Thursday, April 18, 2019, 9:00am
Tulika Mitra is a Professor of Computer Science at School of Computing, National University of Singapore (NUS). She received her PhD from State University of New York at Stony Brook. Her research interests span various aspects of design automation in the context of embedded real-time systems with focus on energy-efficient computing, heterogeneous computing, processor customization, and worst-case execution time analysis, optimizations. Her work takes a holistic systems research approach encompassing program analysis, compiler optimizations to operating systems and computer architecture. She has authored over hundred and fifty scientific publications and holds multiple US patents.

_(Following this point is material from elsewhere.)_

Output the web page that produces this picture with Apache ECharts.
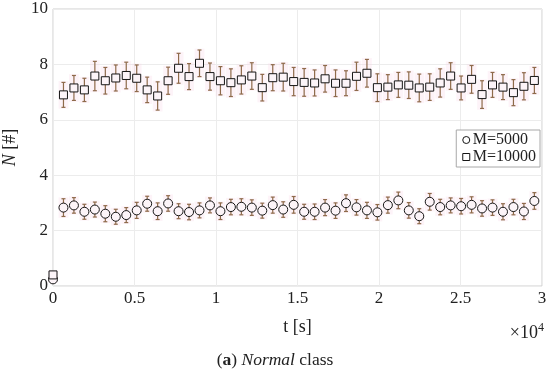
<!DOCTYPE html>
<html>
<head>
<meta charset="utf-8">
<script src="https://cdn.jsdelivr.net/npm/echarts@6/dist/echarts.min.js"></script>
<style>
html,body{margin:0;padding:0;background:#fff;}
#chart{width:550px;height:369px;}
</style>
</head>
<body>
<div id="chart"></div>
<script>
// time stamps [s]
var times = [0, 642, 1284, 1926, 2568, 3210, 3852, 4494, 5136, 5778, 6420, 7062, 7704, 8346, 8988, 9630,
  10272, 10914, 11556, 12198, 12840, 13482, 14124, 14766, 15408, 16050, 16692, 17334, 17976, 18618, 19260,
  19902, 20544, 21186, 21828, 22470, 23112, 23754, 24396, 25038, 25680, 26322, 26964, 27606, 28248, 28890, 29532];

// M=5000 (circles)
var m5000Values = [0.24,
  2.83, 2.91, 2.68, 2.76, 2.61, 2.50, 2.56, 2.73, 2.97, 2.70, 2.98, 2.70, 2.67, 2.73, 2.91, 2.70,
  2.85, 2.86, 2.83, 2.72, 2.92, 2.76, 2.93, 2.68, 2.68, 2.83, 2.72, 2.99, 2.84, 2.73,
  2.66, 2.92, 3.09, 2.73, 2.52, 3.04, 2.85, 2.91, 2.88, 2.93, 2.80, 2.83, 2.68, 2.85, 2.69, 3.07];
var m5000Err = [0.08,
  0.32, 0.28, 0.27, 0.27, 0.29, 0.27, 0.27, 0.29, 0.27, 0.30, 0.28, 0.27, 0.28, 0.27, 0.27, 0.30,
  0.28, 0.29, 0.28, 0.27, 0.29, 0.28, 0.30, 0.27, 0.28, 0.29, 0.28, 0.30, 0.28, 0.29,
  0.28, 0.29, 0.30, 0.28, 0.27, 0.30, 0.28, 0.27, 0.28, 0.29, 0.28, 0.28, 0.29, 0.28, 0.29, 0.30];

// M=10000 (squares)
var m10000Values = [0.40,
  6.90, 7.15, 7.08, 7.58, 7.41, 7.51, 7.60, 7.50, 7.08, 6.86, 7.41, 7.86, 7.56, 8.04, 7.56, 7.41,
  7.34, 7.44, 7.58, 7.16, 7.52, 7.54, 7.38, 7.35, 7.33, 7.48, 7.32, 7.32, 7.57, 7.68, 7.16,
  7.18, 7.26, 7.25, 7.15, 7.18, 7.33, 7.58, 7.15, 7.46, 6.91, 7.26, 7.18, 6.98, 7.21, 7.42];
var m10000Err = [0.12,
  0.45, 0.45, 0.42, 0.53, 0.48, 0.47, 0.48, 0.48, 0.46, 0.51, 0.49, 0.54, 0.47, 0.48, 0.49, 0.51,
  0.50, 0.51, 0.48, 0.48, 0.47, 0.50, 0.51, 0.50, 0.47, 0.48, 0.48, 0.45, 0.51, 0.50, 0.50,
  0.45, 0.45, 0.48, 0.50, 0.48, 0.51, 0.48, 0.43, 0.50, 0.50, 0.45, 0.45, 0.47, 0.49, 0.47];

var xTicks = ['0', '0.5', '1', '1.5', '2', '2.5', '3'];
var yTicks = ['0', '2', '4', '6', '8', '10'];
var seriesNames = ['M=5000', 'M=10000'];

var SERIF = '"Liberation Serif", "DejaVu Serif", serif';
var ERR_COLOR = '#8e6a4a';
var MARK_COLOR = '#151515';
var MARK_FILL = '#fcf4f8';

function pts(vals) { return times.map(function (t, i) { return [t, vals[i]]; }); }
function errData(vals, errs) { return times.map(function (t, i) { return [t, vals[i] - errs[i], vals[i] + errs[i]]; }); }

function renderErr(params, api) {
  var x = api.value(0);
  var lo = api.coord([x, api.value(1)]);
  var hi = api.coord([x, api.value(2)]);
  var cw = 2;
  var st = { stroke: ERR_COLOR, lineWidth: 1.2 };
  return {
    type: 'group',
    children: [
      { type: 'line', shape: { x1: lo[0], y1: lo[1], x2: hi[0], y2: hi[1] }, style: st },
      { type: 'line', shape: { x1: lo[0] - cw, y1: lo[1], x2: lo[0] + cw, y2: lo[1] }, style: st },
      { type: 'line', shape: { x1: hi[0] - cw, y1: hi[1], x2: hi[0] + cw, y2: hi[1] }, style: st }
    ]
  };
}
function renderBand(params, api) {
  var x = api.value(0);
  var half = 300;
  var p1 = api.coord([x - half, api.value(2) + 0.05]);
  var p2 = api.coord([x + half, api.value(1) - 0.05]);
  return {
    type: 'rect',
    shape: { x: p1[0], y: p1[1], width: p2[0] - p1[0], height: p2[1] - p1[1] },
    style: { fill: 'rgba(248,212,230,0.28)' }
  };
}

var chart = echarts.init(document.getElementById('chart'), null, { renderer: 'canvas' });
chart.setOption({
  animation: false,
  backgroundColor: '#ffffff',
  grid: {
    left: 53, right: 8, top: 9, bottom: 83, outerBoundsMode: 'none', containLabel: false,
    show: true, borderColor: '#cfcfcf', borderWidth: 1, backgroundColor: 'transparent'
  },
  xAxis: {
    type: 'value', min: 0, max: 30000, interval: 5000,
    axisLine: { show: false }, axisTick: { show: false },
    splitLine: { show: true, lineStyle: { color: '#ececec', width: 1 } },
    axisLabel: {
      margin: 4, color: '#222', fontFamily: SERIF, fontSize: 17,
      formatter: function (v) { return xTicks[Math.round(v / 5000)]; }
    },
    name: 't [s]', nameLocation: 'middle', nameGap: 32,
    nameTextStyle: { color: '#222', fontFamily: SERIF, fontSize: 18 }
  },
  yAxis: {
    type: 'value', min: 0, max: 10, interval: 2,
    axisLine: { show: false }, axisTick: { show: false },
    splitLine: { show: true, lineStyle: { color: '#ececec', width: 1 } },
    axisLabel: {
      margin: 5, color: '#222', fontFamily: SERIF, fontSize: 17,
      formatter: function (v) { return yTicks[Math.round(v / 2)]; }
    },
    name: '{i|N} [#]', nameLocation: 'middle', nameGap: 34, nameRotate: 90,
    nameTextStyle: {
      color: '#222', fontFamily: SERIF, fontSize: 18,
      rich: { i: { fontStyle: 'italic', fontFamily: SERIF, fontSize: 18, color: '#222' } }
    }
  },
  legend: {
    data: [
      { name: seriesNames[0], icon: 'circle', itemStyle: { color: '#fff', borderColor: MARK_COLOR, borderWidth: 1 } },
      { name: seriesNames[1], icon: 'rect', itemStyle: { color: '#fff', borderColor: MARK_COLOR, borderWidth: 1 } }
    ],
    orient: 'vertical', right: 10, top: 130,
    itemWidth: 7, itemHeight: 7, itemGap: 1,
    padding: [2, 4, 2, 6],
    borderColor: '#a8a8a8', borderWidth: 1, backgroundColor: '#fff',
    textStyle: { color: '#222', fontFamily: SERIF, fontSize: 16, padding: [0, 0, 0, -2] }
  },
  series: [
    { name: 'band5000', type: 'custom', renderItem: renderBand, data: errData(m5000Values, m5000Err), encode: { x: 0, y: [1, 2] }, z: 1, silent: true },
    { name: 'band10000', type: 'custom', renderItem: renderBand, data: errData(m10000Values, m10000Err), encode: { x: 0, y: [1, 2] }, z: 1, silent: true },
    { name: 'err5000', type: 'custom', renderItem: renderErr, data: errData(m5000Values, m5000Err), encode: { x: 0, y: [1, 2] }, z: 2, clip: false, silent: true },
    { name: 'err10000', type: 'custom', renderItem: renderErr, data: errData(m10000Values, m10000Err), encode: { x: 0, y: [1, 2] }, z: 2, clip: false, silent: true },
    {
      name: seriesNames[0], type: 'scatter', data: pts(m5000Values), symbol: 'circle', symbolSize: 9, z: 3, clip: false,
      itemStyle: { color: MARK_FILL, borderColor: MARK_COLOR, borderWidth: 1, opacity: 1 }
    },
    {
      name: seriesNames[1], type: 'scatter', data: pts(m10000Values), symbol: 'rect', symbolSize: 8, z: 3, clip: false,
      itemStyle: { color: MARK_FILL, borderColor: MARK_COLOR, borderWidth: 1, opacity: 1 }
    }
  ],
  graphic: [
    {
      type: 'text', right: 6, top: 322,
      style: {
        text: '×10{s|4}', fill: '#222', font: '18px ' + SERIF,
        rich: { s: { fontSize: 12, fontFamily: SERIF, verticalAlign: 'top', padding: [0, 0, 10, 0], fill: '#222' } }
      }
    },
    {
      type: 'text', left: 'center', top: 351,
      style: {
        text: '({b|a}) {i|Normal} class', fill: '#222', font: '17.5px ' + SERIF,
        rich: {
          b: { fontWeight: 'bold', fontSize: 17.5, fontFamily: SERIF, fill: '#222' },
          i: { fontStyle: 'italic', fontSize: 17.5, fontFamily: SERIF, fill: '#222' }
        }
      }
    }
  ]
});
</script>
</body>
</html>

Tulika currently serves as Senior Associate Editor of ACM Transactions on Embedded Computing Systems, Deputy Editor-in-Chief of IEEE Embedded Systems Letters, Associate Editor of IEEE Design & Test and IEEE Micro. She has served as Associate Editor of IEEE TCAD, organizing/program committee member of almost all major conferences in her domain including program chair of EMOSFT, CASES, and is the general chair-elect of Embedded Systems Week 2020.